何故普及しない?介護ロボットの課題

介護ロボットが普及しない理由はいくつかあります。もちろん、ロボットの値段が高額なことも理由の1つですが、それ以外の要素も少なくはありません。

例えば、生産工場などの現場では以前から産業用ロボットの普及が進んでいますが、介護現場では、介護士は介護者のトータルケアを求められるため、工場のように簡単には行かない現状があります。パワーアシストと呼ばれる装着ロボットを利用した場合は人を持ち抱える動作には有効的ですが、介護士が求められる仕事はそれ以外にもたくさんあるため、作業終了後、利用者は装着しているロボットを取り外して別の仕事に取り組まないといけません。
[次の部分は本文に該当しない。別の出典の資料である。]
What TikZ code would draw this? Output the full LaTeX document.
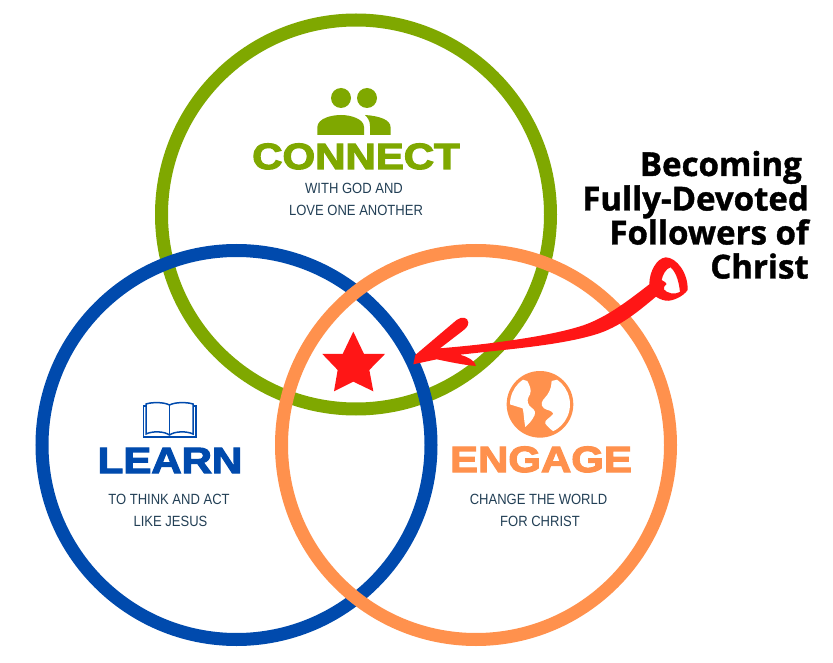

工場のように標準化された作業を効率化するためには、産業用ロボットは有効的ですが、場合に応じて様々な対応が求められる介護の現場では、適切に利用さえすれば大きな力にはなりますが、やみくもに機械化をすれば良いというものではないのです。

介護現場の慢性的な人手不足も、普及が進まない理由の1つです。介護ロボットは、あくまで介護士の仕事をサポートする目的であるため、運用技術を習得する必要があります。0から運用技術を習得するため、まとまった研修時間が必要ですが、そのための時間を確保するのが困難な現場も少なくありません。

それ以外にも、普及の問題点はあります。介護関係者には、介護は人が行うものだという意識があり、介護現場の機械化を積極的には歓迎していない人も決して少なくはありません。ロボットのセミナーでも、介護現場側の人間ではなく経営側の人間の参加が多いのが実情です。

現状からしてまずは少しでも介護現場側の人間が時間を確保して介護ロボットを知ることが、普及させるための第一歩と呼べるかもしれません。